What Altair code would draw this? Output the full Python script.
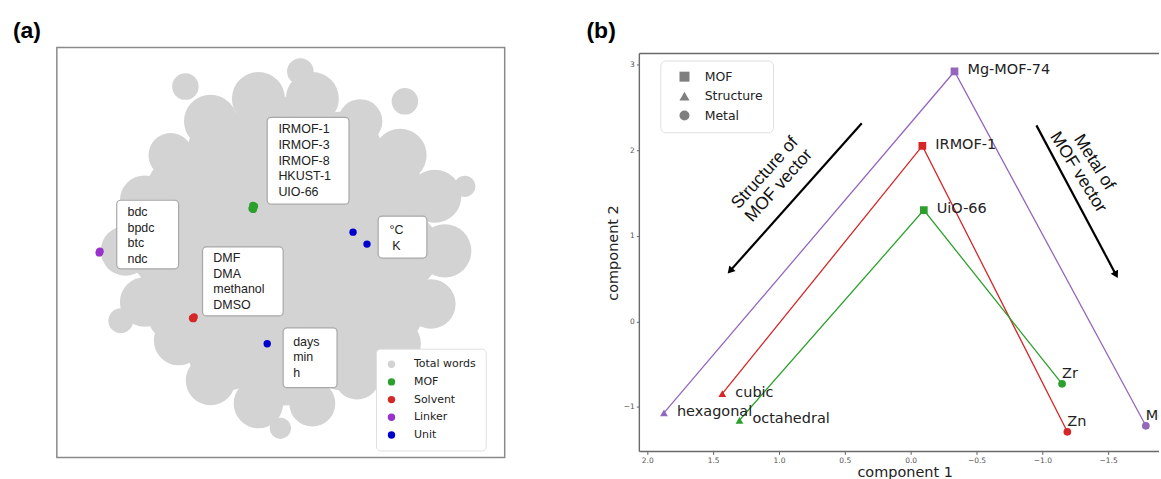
import math
import altair as alt
import pandas as pd

# ---------------- panel (a): t-SNE map of word embeddings ----------------
# grey "Total words" cloud, described as clusters (t-SNE units): centre, spread radius
cloud_x = [1.1,
           29.9, 26.1, 15.4, 1.1, -13.4, -23.9, -27.6, -23.9, -13.4, 1.1, 15.4, 26.1,
           41.1, 38.6, 29.9, 19.9, 7.9, -5.6, -17.6, -27.6, -34.1, -38.9, -34.1, -25.6,
           -17.6, -5.6, 7.9, 19.1, 28.9, 37.6,
           4.9, -23.9, 31.1, 46.1, -0.1, -40.1]
cloud_y = [0.4,
           0.4, 14.9, 25.4, 29.1, 25.4, 14.9, 0.4, -13.9, -24.6, -28.4, -24.6, -13.9,
           0.4, 14.1, 24.4, 32.9, 38.6, 38.6, 32.9, 24.4, 13.1, 0.4, -12.4, -22.1,
           -32.1, -37.9, -37.9, -31.1, -22.9, -12.9,
           45.4, 41.6, 37.9, 16.6, -44.1, -17.1]
cloud_r = [33.75,
           11.25, 11.25, 11.25, 11.25, 11.25, 11.25, 11.25, 11.25, 11.25, 11.25, 11.25, 11.25,
           7.5, 7.5, 7.5, 6.25, 7.5, 7.5, 7.5, 6.25, 7.0, 7.0, 7.0, 7.0,
           7.0, 7.0, 6.5, 6.5, 7.0, 7.0,
           3.75, 3.75, 3.75, 3.0, 3.0, 3.5]

mof_x = [-7.0, -6.8, -7.2, -6.6, -6.9]
mof_y = [11.8, 11.2, 11.0, 11.6, 10.8]
solvent_x = [-21.9, -21.7, -22.1, -21.9]
solvent_y = [-16.4, -16.2, -16.5, -16.6]
linker_x = [-45.4, -45.3, -45.5, -45.4]
linker_y = [0.1, 0.3, -0.1, 0.0]
unit_x = [18.1, 21.6, -3.4]
unit_y = [5.1, 2.1, -22.9]

categories = ["Total words", "MOF", "Solvent", "Linker", "Unit"]
cat_colors = ["#d3d3d3", "#2ca02c", "#d62728", "#9932cc", "#0000cd"]

# annotation boxes (anchor = first text line)
ann_text_left = ["IRMOF-1\nIRMOF-3\nIRMOF-8\nHKUST-1\nUIO-66", "bdc\nbpdc\nbtc\nndc",
                 "DMF\nDMA\nmethanol\nDMSO", "days\nmin\nh"]
ann_left_x = [-0.6, -38.4, -16.9, 3.1]
ann_left_y = [30.9, 10.1, -1.4, -22.4]
ann_text_center = ["°C\nK"]
ann_center_x = [29.0]
ann_center_y = [5.6]
box_x1 = [-3.4, -41.1, -19.6, 24.4, 0.6]
box_x2 = [17.1, -25.6, 0.6, 36.6, 14.1]
box_y1 = [33.9, 13.1, 1.4, 9.1, -18.9]
box_y2 = [12.1, -4.1, -15.9, -1.4, -33.9]

# ---------------- panel (b): PCA of MOF vectors ----------------
pt_name = ["Mg-MOF-74", "IRMOF-1", "UiO-66", "hexagonal", "cubic", "octahedral", "Mg", "Zn", "Zr"]
pt_x = [-0.333, -0.089, -0.10, 1.873, 1.43, 1.30, -1.786, -1.19, -1.15]
pt_y = [2.92, 2.05, 1.30, -1.07, -0.845, -1.156, -1.22, -1.29, -0.73]
pt_kind = ["MOF", "MOF", "MOF", "Structure", "Structure", "Structure", "Metal", "Metal", "Metal"]
pt_series = ["Mg", "Zn", "Zr", "Mg", "Zn", "Zr", "Mg", "Zn", "Zr"]
series_names = ["Mg", "Zn", "Zr"]
series_colors = ["#9467bd", "#d62728", "#2ca02c"]
kinds = ["MOF", "Structure", "Metal"]
kind_shapes = ["square", "triangle-up", "circle"]

arrow_x1 = [0.371, -0.955]
arrow_y1 = [2.315, 2.29]
arrow_x2 = [1.371, -1.56]
arrow_y2 = [0.59, 0.543]
arrow_head_angle = [221.7, 151.9]
arrow_text = ["Structure of\nMOF vector", "Metal of\nMOF vector"]
arrow_text_x = [1.053, -1.333]
arrow_text_y = [1.66, 1.80]
arrow_text_angle = [312, 58]

x_ticks = [2.0, 1.5, 1.0, 0.5, 0.0, -0.5, -1.0, -1.5]
y_ticks = [-1, 0, 1, 2, 3]
xb_domain = [-1.886, 2.06]
yb_domain = [-1.52, 3.13]

# ======================= build panel (a) =======================
WA, HA = 449, 411
XA_DOM = [-56.1, 56.1]
YA_DOM = [-51.4, 51.4]
px_per_unit = WA / (XA_DOM[1] - XA_DOM[0])

cloud_df = pd.DataFrame({
    "tx": cloud_x, "ty": cloud_y,
    "area": [math.pi * (r * px_per_unit) ** 2 for r in cloud_r],
    "cat": ["Total words"] * len(cloud_x),
})
words_df = pd.DataFrame({
    "tx": mof_x + solvent_x + linker_x + unit_x,
    "ty": mof_y + solvent_y + linker_y + unit_y,
    "cat": ["MOF"] * len(mof_x) + ["Solvent"] * len(solvent_x)
           + ["Linker"] * len(linker_x) + ["Unit"] * len(unit_x),
})
box_df = pd.DataFrame({"x1": box_x1, "x2": box_x2, "y1": box_y1, "y2": box_y2})
annl_df = pd.DataFrame({"tx": ann_left_x, "ty": ann_left_y, "t": ann_text_left})
annc_df = pd.DataFrame({"tx": ann_center_x, "ty": ann_center_y, "t": ann_text_center})

xa = alt.Scale(domain=XA_DOM, nice=False, zero=False)
ya = alt.Scale(domain=YA_DOM, nice=False, zero=False)

color_a = alt.Color(
    "cat:N",
    scale=alt.Scale(domain=categories, range=cat_colors),
    legend=alt.Legend(
        title=None, orient="none", legendX=320, legendY=302,
        fillColor="white", strokeColor="#e0e0e0", cornerRadius=4, padding=10,
        labelFont="DejaVu Sans", labelFontSize=11, labelColor="#222",
        symbolType="circle", symbolSize=55, symbolOpacity=1, symbolStrokeWidth=0,
        labelOffset=17, rowPadding=5.75,
    ),
)

cloud = alt.Chart(cloud_df).mark_circle(opacity=1, clip=True).encode(
    x=alt.X("tx:Q", scale=xa, axis=None),
    y=alt.Y("ty:Q", scale=ya, axis=None),
    size=alt.Size("area:Q", scale=None, legend=None),
    color=color_a,
)
words = alt.Chart(words_df).mark_circle(size=55, opacity=1).encode(
    x=alt.X("tx:Q", scale=xa, axis=None),
    y=alt.Y("ty:Q", scale=ya, axis=None),
    color=color_a,
)
boxes = alt.Chart(box_df).mark_rect(
    fill="white", stroke="#a8a8a8", strokeWidth=1.2, cornerRadius=4
).encode(
    x=alt.X("x1:Q", scale=xa, axis=None), x2="x2:Q",
    y=alt.Y("y1:Q", scale=ya, axis=None), y2="y2:Q",
)
text_left = alt.Chart(annl_df).mark_text(
    align="left", baseline="middle", font="Liberation Sans", fontSize=12.5,
    lineHeight=15.7, lineBreak="\n", color="#222",
).encode(
    x=alt.X("tx:Q", scale=xa, axis=None), y=alt.Y("ty:Q", scale=ya, axis=None), text="t:N"
)
text_center = alt.Chart(annc_df).mark_text(
    align="center", baseline="middle", font="Liberation Sans", fontSize=12.5,
    lineHeight=15.7, lineBreak="\n", color="#222",
).encode(
    x=alt.X("tx:Q", scale=xa, axis=None), y=alt.Y("ty:Q", scale=ya, axis=None), text="t:N"
)
label_a = alt.Chart(pd.DataFrame({"lab": ["(a)"]})).mark_text(
    align="left", baseline="top", font="Liberation Sans", fontSize=23, fontWeight="bold",
    color="black",
).encode(x=alt.value(-44), y=alt.value(-28), text="lab:N")

panel_a = alt.layer(cloud, words, boxes, text_left, text_center, label_a).properties(
    width=WA, height=HA, view=alt.ViewBackground(stroke="#8a8a8a", strokeWidth=1.5)
)

# ======================= build panel (b) =======================
WB, HB = 521, 399
order_of = {"Structure": 0, "MOF": 1, "Metal": 2}
pts_df = pd.DataFrame({
    "x": pt_x, "y": pt_y, "name": pt_name, "kind": pt_kind, "series": pt_series,
    "ord": [order_of[k] for k in pt_kind],
})
arrows_df = pd.DataFrame({"x": arrow_x1, "y": arrow_y1, "x2": arrow_x2, "y2": arrow_y2,
                          "ang": arrow_head_angle})
heads_df = pd.DataFrame({"x": arrow_x2, "y": arrow_y2, "ang": arrow_head_angle})
atext_df = pd.DataFrame({"x": arrow_text_x, "y": arrow_text_y, "t": arrow_text,
                         "ang": arrow_text_angle})

xb = alt.Scale(domain=xb_domain, reverse=True, nice=False, zero=False)
yb = alt.Scale(domain=yb_domain, nice=False, zero=False)

axis_common = dict(
    grid=False, domain=False,
    labelFont="DejaVu Sans", labelFontSize=7.5, labelColor="#555",
    tickSize=3, tickColor="#666",
    titleFont="DejaVu Sans", titleFontSize=14.5, titleFontWeight="normal", titleColor="#222",
    labelPadding=2,
)
x_axis = alt.Axis(values=x_ticks, format=".1f", title="component 1", titlePadding=2,
                  titleX=266, **axis_common)
y_axis = alt.Axis(values=y_ticks, format="d", title="component 2", titlePadding=3,
                  **axis_common)


def X(field):
    return alt.X(field, type="quantitative", scale=xb, axis=x_axis)


def Y(field):
    return alt.Y(field, type="quantitative", scale=yb, axis=y_axis)


color_b = alt.Color("series:N", scale=alt.Scale(domain=series_names, range=series_colors),
                    legend=None)

# frame of panel (b) along the axis limits: top, bottom and left edges
# (the right edge lies beyond the figure)
frame_df = pd.DataFrame({
    "edge": ["top", "bottom", "left"],
    "fx1": [xb_domain[1], xb_domain[1], xb_domain[1]],
    "fx2": [xb_domain[0], xb_domain[0], xb_domain[1]],
    "fy1": [yb_domain[1], yb_domain[0], yb_domain[0]],
    "fy2": [yb_domain[1], yb_domain[0], yb_domain[1]],
})
frame = alt.Chart(frame_df).mark_rule(color="#6a6a6a", strokeWidth=1.4).encode(
    x=X("fx1"), x2="fx2:Q", y=Y("fy1"), y2="fy2:Q",
)

lines = alt.Chart(pts_df).mark_line(strokeWidth=1.3, clip=True).encode(
    x=X("x"), y=Y("y"), color=color_b, order=alt.Order("ord:Q"),
)
points = alt.Chart(pts_df).mark_point(filled=True, size=60, opacity=1, clip=True).encode(
    x=X("x"), y=Y("y"),
    color=color_b,
    shape=alt.Shape(
        "kind:N",
        scale=alt.Scale(domain=kinds, range=kind_shapes),
        legend=alt.Legend(
            title=None, orient="none", legendX=21, legendY=7,
            fillColor="white", strokeColor="#e0e0e0", cornerRadius=5, padding=10,
            labelFont="DejaVu Sans", labelFontSize=12.5, labelColor="#222",
            symbolSize=100, symbolFillColor="#7f7f7f", symbolStrokeColor="#7f7f7f",
            symbolStrokeWidth=0, symbolOffset=8, labelOffset=14, rowPadding=6.5,
        ),
    ),
)
labels_side = alt.Chart(pts_df).transform_filter(
    alt.datum.kind != "Metal"
).mark_text(
    align="left", baseline="middle", dx=13, dy=-1, font="DejaVu Sans", fontSize=14.5,
    color="#222", clip=True,
).encode(x=X("x"), y=Y("y"), text="name:N")
labels_top = alt.Chart(pts_df).transform_filter(
    alt.datum.kind == "Metal"
).mark_text(
    align="left", baseline="middle", dx=0, dy=-10, font="DejaVu Sans", fontSize=14.5,
    color="#222", clip=True,
).encode(x=X("x"), y=Y("y"), text="name:N")
arrow_shaft = alt.Chart(arrows_df).mark_rule(color="black", strokeWidth=2.2).encode(
    x=X("x"), y=Y("y"), x2="x2:Q", y2="y2:Q",
)
arrow_head = alt.Chart(heads_df).mark_point(
    shape="triangle-up", filled=True, size=70, color="black", opacity=1
).encode(
    x=X("x"), y=Y("y"), angle=alt.Angle("ang:Q", scale=None),
)
arrow_labels = alt.Chart(atext_df).mark_text(
    align="center", baseline="middle", font="Liberation Sans", fontSize=17.5,
    lineHeight=19, lineBreak="\n", color="#111", dy=-9.5,
).encode(
    x=X("x"), y=Y("y"), text="t:N", angle=alt.Angle("ang:Q", scale=None),
)
label_b = alt.Chart(pd.DataFrame({"lab": ["(b)"]})).mark_text(
    align="left", baseline="top", font="Liberation Sans", fontSize=23, fontWeight="bold",
    color="black",
).encode(x=alt.value(-53), y=alt.value(-34), text="lab:N")

panel_b = alt.layer(
    lines, points, labels_side, labels_top,
    arrow_shaft, arrow_head, arrow_labels, label_b, frame
).properties(
    width=WB, height=HB, view=alt.ViewBackground(stroke="transparent")
)

chart = alt.hconcat(
    panel_a, panel_b, spacing=135, bounds="flush", center=True
).resolve_scale(
    x="independent", y="independent", color="independent", shape="independent",
    size="independent", angle="independent",
).resolve_legend(
    color="independent", shape="independent"
).properties(
    padding={"left": 12, "top": 18, "right": 0, "bottom": 0}, background="white"
)

chart.save("out.html", embed_options={"renderer": "svg", "actions": False})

● ● ●

Exercise instructions
Output exactly the span of lines from the top of the listing through the line holding "import pandas as pd", and leave every picture out.

Exercise output
What Altair code would draw this? Output the full Python script.
import math
import altair as alt
import pandas as pd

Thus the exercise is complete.